Research by Professor Joseph Ferrari of DePaul University in Chicago reported recently that procrastination at work has huge economic implications (learn more…). Ferrari warns that chronic procrastination is serious stuff once you extrapolate it out to a larger population and our economy.
He estimates that 15 to 20 per cent of people are chronic procrastinators. ‘We now have data on 4,000 people, and it doesn’t seem to matter what age you are, or your sex or background.’
Ferrari’s research even looked at seemingly innocuous distractions, like the beep an incoming email leading to a a 0.5% drop in domestic GDP, costing the US ecomomy $70b a year!
How much time in your day is lost to chasing on-line links, reading unnecessary articles or emails, watching that neat little YouTube clip or playing with some new routine promises to organize your pictures, notes, thoughts, bank book, or underwear?

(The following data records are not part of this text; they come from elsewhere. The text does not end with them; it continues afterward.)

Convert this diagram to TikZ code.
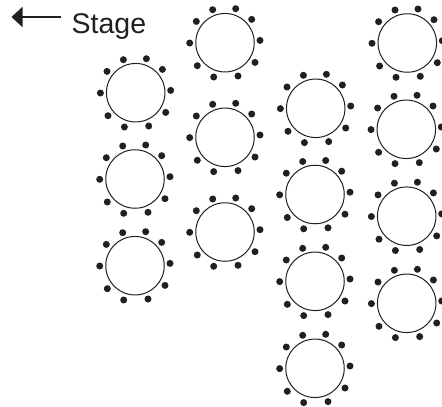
\documentclass[tikz,border=0pt]{standalone}
\usepackage{fontspec}
\setmainfont{Liberation Sans}
\usetikzlibrary{arrows.meta,calc}
\definecolor{ink}{HTML}{231F20}
\tikzset{
  seat/.style={circle,draw=ink,line width=1pt,minimum size=58.5pt,inner sep=0pt,fill=none},
  person/.style={circle,fill=ink,minimum size=7pt,inner sep=0pt,draw=none},
  stagelabel/.style={anchor=base west,inner sep=0pt,text=ink,font=\fontsize{28.5}{28.5}\selectfont},
  stagearrow/.style={draw=ink,line width=1.6pt,-{Triangle[length=11pt,width=20pt]}}
}
\newcommand{\seatgroup}[3]{%
  \node[seat] (#1) at (#2,#3) {};
  \foreach \dx/\dy [count=\i] in {-12.3/-33,10.7/-34,26.7/-23.3,35/-2.3,30/19.7,13/33.3,-11.3/34.3,-27.7/23,-35.3/0.3,-28.7/-21.3}{
    \node[person] (#1-\i) at ($(#2,#3)+(\dx,\dy)$) {};
  }%
}
\begin{document}
\begin{tikzpicture}[x=1pt,y=-1pt]
\path[use as bounding box] (0,0) rectangle (442,407);
\begin{scope}
\clip (0,0) rectangle (442,407);
\seatgroup{a1}{135.7}{92.7}
\seatgroup{a2}{135}{179}
\seatgroup{a3}{135}{265.7}
\seatgroup{b1}{225}{42.7}
\seatgroup{b2}{225}{137.3}
\seatgroup{b3}{225}{232}
\seatgroup{c1}{315.7}{108.3}
\seatgroup{c2}{315}{194.5}
\seatgroup{c3}{315}{281.3}
\seatgroup{d0}{315}{368.3}
\seatgroup{d1}{407.3}{43}
\seatgroup{d2}{406.3}{129.3}
\seatgroup{d3}{406.7}{216.2}
\seatgroup{d4}{406.7}{303.3}
\end{scope}
\coordinate (arrowstart) at (61,17);
\coordinate (arrowtip) at (11.5,17);
\draw[stagearrow] (arrowstart) -- (arrowtip);
\node[stagelabel] (stage) at (71.5,33.5) {Stage};
\end{tikzpicture}
\end{document}
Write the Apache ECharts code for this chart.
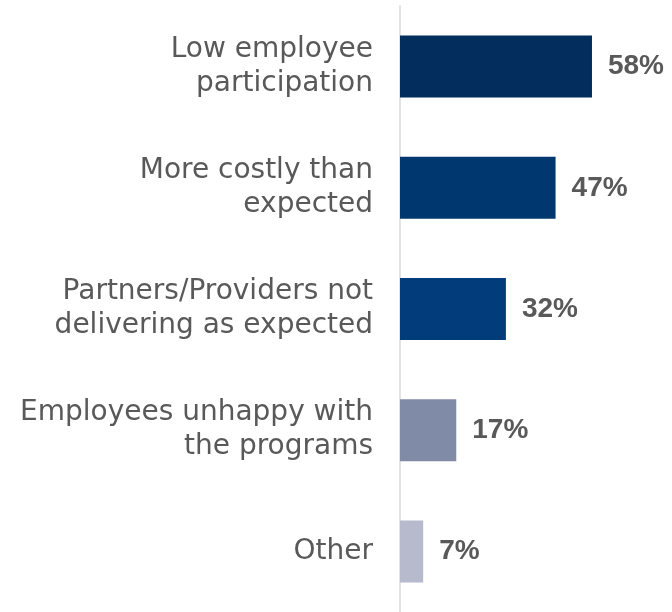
<!DOCTYPE html>
<html>
<head>
<meta charset="utf-8">
<script src="https://cdn.jsdelivr.net/npm/echarts@6/dist/echarts.min.js"></script>
<style>
  html, body { margin: 0; padding: 0; background: #ffffff; }
  #chart { width: 672px; height: 612px; }
</style>
</head>
<body>
<div id="chart"></div>
<script>
// Challenges reported, top to bottom
var categories = [
  'Low employee\nparticipation',
  'More costly than\nexpected',
  'Partners/Providers not\ndelivering as expected',
  'Employees unhappy with\nthe programs',
  'Other'
];
// Share of respondents (%)
var values = [58, 47, 32, 17, 7];
// One fill per bar
var barColors = ['#022d5d', '#01376f', '#033c7b', '#7f8ba7', '#b6bacc'];

var chart = echarts.init(document.getElementById('chart'), null, { renderer: 'canvas' });

chart.setOption({
  animation: false,
  backgroundColor: '#ffffff',
  grid: { left: 400, top: 6, width: 198.6, height: 611, containLabel: false },
  xAxis: {
    type: 'value',
    min: 0,
    max: 60,
    show: false
  },
  yAxis: {
    type: 'category',
    inverse: true,
    data: categories,
    axisLine: { show: true, lineStyle: { color: '#e3e3e3', width: 2 } },
    axisTick: { show: false },
    axisLabel: {
      margin: 27,
      align: 'right',
      color: '#595959',
      fontFamily: 'DejaVu Sans',
      fontSize: 28,
      lineHeight: 34
    }
  },
  series: [{
    type: 'bar',
    barWidth: 62,
    data: values.map(function (v, i) {
      return { value: v, itemStyle: { color: barColors[i] } };
    }),
    label: {
      show: true,
      position: 'right',
      distance: 16,
      formatter: '{c}%',
      color: '#595959',
      fontFamily: 'Liberation Sans',
      fontWeight: 'bold',
      fontSize: 28
    }
  }]
});
</script>
</body>
</html>
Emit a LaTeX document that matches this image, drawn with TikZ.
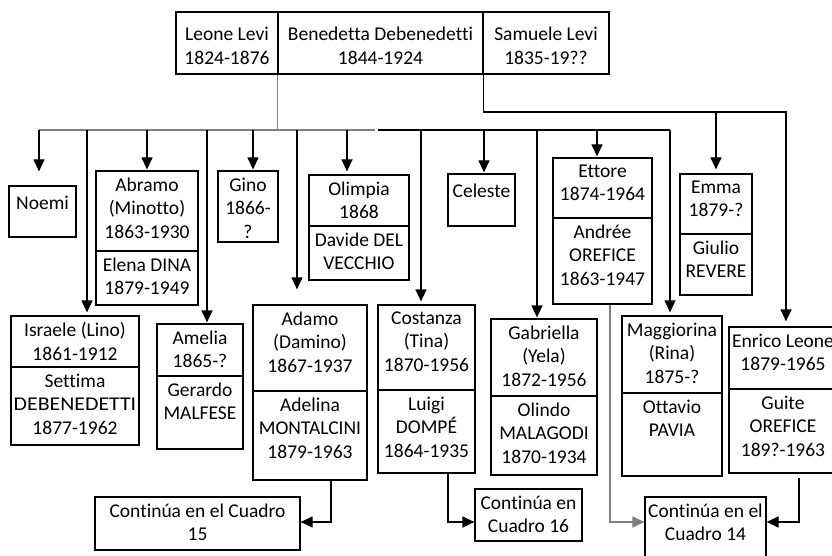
\documentclass[tikz,border=0pt]{standalone}
\usepackage{fontspec}
\setmainfont{Carlito}[Ligatures=CommonOff]
\usetikzlibrary{arrows.meta,fit}

\definecolor{linegray}{HTML}{808080}

% one framed cell of the family chart, with its text set at the top
\newcommand\famcell[7][celltext]{%
  \node[cellframe, fit={(#3,#4) (#5,#6)}] (#2) {};
  \node[#1] (#2-t) at (#2.north) {#7};
}

\tikzset{
  cellframe/.style={draw, line width=1.2pt, inner sep=0pt},
  celltext/.style={anchor=north, align=center, inner sep=0pt, yshift=-7pt,
    font=\fontsize{19.5}{23.5}\selectfont, execute at begin node=\strut},
  parenttext/.style={celltext, yshift=-8.5pt},
  link/.style={line width=1.2pt, draw=black},
  graylink/.style={line width=1.1pt, draw=linegray},
  tip/.style={-{Triangle[length=12pt,width=11pt]}},
}

\begin{document}
\begin{tikzpicture}[x=1pt, y=-1pt]
\useasboundingbox (0,0) rectangle (832,556);
\clip (0,0) rectangle (832,556);

% parents
\famcell[parenttext]{leone}{176}{12}{278}{74}{Leone Levi\\1824-1876}
\famcell[parenttext]{bene}{278}{12}{483}{74}{Benedetta Debenedetti\\1844-1924}
\famcell[parenttext]{samuele}{483}{12}{609}{74}{Samuele Levi\\1835-19??}

% first row of children
\famcell{noemi}{9}{186}{76}{237}{Noemi}
\famcell{abramo}{96}{171}{198}{251}{Abramo\\(Minotto)\\1863-1930}
\famcell{abramoS}{96}{251}{198}{305}{Elena DINA\\1879-1949}
\famcell{gino}{218}{171}{278}{242}{Gino\\1866-\\?}
\famcell{olimpia}{309}{175}{409}{226}{Olimpia\\1868}
\famcell{olimpiaS}{309}{226}{409}{280}{Davide DEL\\VECCHIO}
\famcell{celeste}{448}{174}{515}{226}{Celeste}
\famcell{ettore}{553}{158}{652}{218}{Ettore\\1874-1964}
\famcell{ettoreS}{553}{218}{652}{304}{Andrée\\OREFICE\\1863-1947}
\famcell{emma}{680}{174}{752}{234}{Emma\\1879-?}
\famcell{emmaS}{680}{234}{752}{295}{Giulio\\REVERE}

% second row of children
\famcell{israele}{11}{316}{139}{367}{Israele (Lino)\\1861-1912}
\famcell{israeleS}{11}{367}{139}{445}{Settima\\\scalebox{1.12}[1]{DEBENEDETTI}\\1877-1962}
\famcell{amelia}{157}{324}{243}{376}{Amelia\\1865-?}
\famcell{ameliaS}{157}{376}{243}{449}{Gerardo\\MALFESE}
\famcell{adamo}{253}{305}{367}{391}{Adamo\\(Damino)\\1867-1937}
\famcell{adamoS}{253}{391}{367}{480}{Adelina\\MONTALCINI\\1879-1963}
\famcell{costanza}{378}{305}{475}{390}{Costanza\\(Tina)\\1870-1956}
\famcell{costanzaS}{378}{390}{475}{473}{Luigi\\DOMPÉ\\1864-1935}
\famcell{gabriella}{491}{319}{597}{396}{Gabriella\\(Yela)\\1872-1956}
\famcell{gabriellaS}{491}{396}{597}{475}{Olindo\\MALAGODI\\1870-1934}
\famcell{maggiorina}{622}{316}{722}{393}{Maggiorina\\(Rina)\\1875-?}
\famcell{maggiorinaS}{622}{393}{722}{476}{Ottavio\\PAVIA}
\famcell{enrico}{729}{327}{837}{389}{Enrico Leone\\1879-1965}
\famcell{enricoS}{729}{389}{837}{473}{Guite\\OREFICE\\189?-1963}

% references to other charts
\famcell{c15}{95}{497}{300}{550}{Continúa en el Cuadro\\15}
\famcell{c16}{475}{489}{582}{541}{Continúa en\\Cuadro 16}
\famcell{c14}{645}{497}{766}{590}{Continúa en el\\Cuadro 14}

% drop points on the children's bus
\coordinate (busL) at (39,130);
\coordinate (busGapL) at (375,130);
\coordinate (busGapR) at (378,130);
\coordinate (busR) at (670,130);
\coordinate (dIsraele) at (87,130);
\coordinate (dAbramo) at (147,130);
\coordinate (dAmelia) at (207,130);
\coordinate (dGino) at (253,130);
\coordinate (dAdamo) at (297,130);
\coordinate (dOlimpia) at (347,130);
\coordinate (dCostanza) at (421,130);
\coordinate (dCeleste) at (484,130);
\coordinate (dGabriella) at (537,130);
\coordinate (dEttore) at (597,130);
\coordinate (secondR) at (786,112);
\coordinate (dEmma) at (716,112);
\coordinate (lowrow) at (0,522);

% bus from the first marriage
\draw[graylink] (bene.south west) |- (busL);
\draw[graylink] (bene.south west |- busL) -- (busGapL);
\draw[link] (busGapR) -- (busR);

\draw[link,tip,shorten >=14pt] (busL) -- (busL |- noemi.north);
\draw[link,tip,shorten >=3pt] (dIsraele) -- (dIsraele |- israele.north);
\draw[link,tip,shorten >=1pt] (dAbramo) -- (dAbramo |- abramo.north);
\draw[link,tip,shorten >=1pt] (dAmelia) -- (dAmelia |- amelia.north);
\draw[link,tip,shorten >=1pt] (dGino) -- (dGino |- gino.north);
\draw[link,tip,shorten >=15pt] (dAdamo) -- (dAdamo |- adamo.north);
\draw[link,tip,shorten >=3pt] (dOlimpia) -- (dOlimpia |- olimpia.north);
\draw[link,tip,shorten >=3pt] (dCostanza) -- (dCostanza |- costanza.north);
\draw[link,tip,shorten >=1pt] (dCeleste) -- (dCeleste |- celeste.north);
\draw[link,tip,shorten >=1pt] (dGabriella) -- (dGabriella |- gabriella.north);
\draw[link,tip,shorten >=1pt] (dEttore) -- (dEttore |- ettore.north);
\draw[link,tip,shorten >=3pt] (busR) -- (busR |- maggiorina.north);

% bus from the second marriage
\draw[link,tip,shorten >=5pt] (bene.south east) |- (secondR) -- (secondR |- enrico.north);
\draw[link,tip,shorten >=4pt] (dEmma) -- (dEmma |- emma.north);

% continuations
\draw[link,tip] ([xshift=21pt]adamoS.south) |- (c15.east |- lowrow);
\draw[link,tip] ([xshift=21.5pt]costanzaS.south) |- (c16.west |- lowrow);
\draw[graylink,tip] ([xshift=7.5pt]ettoreS.south) |- (c14.west |- lowrow);
\draw[link,tip] ([xshift=16pt,yshift=-4pt]enricoS.south) |- (c14.east |- lowrow);
\end{tikzpicture}
\end{document}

Here’s some quick math: 20 minutes a day in ‘the void’ adds up to two weeks a year. That’s two weeks you could have spend taking a healthy walking-break, working on your Boulders, reading something that really advances your work, supporting a colleague, or how about clearing the clutter off your desk.
I think the old adage “On their deathbed nobody says they wished they had spent more time at work.” will be rewritten as “On their deathbed nobody says they wished they had downloaded the latest app!”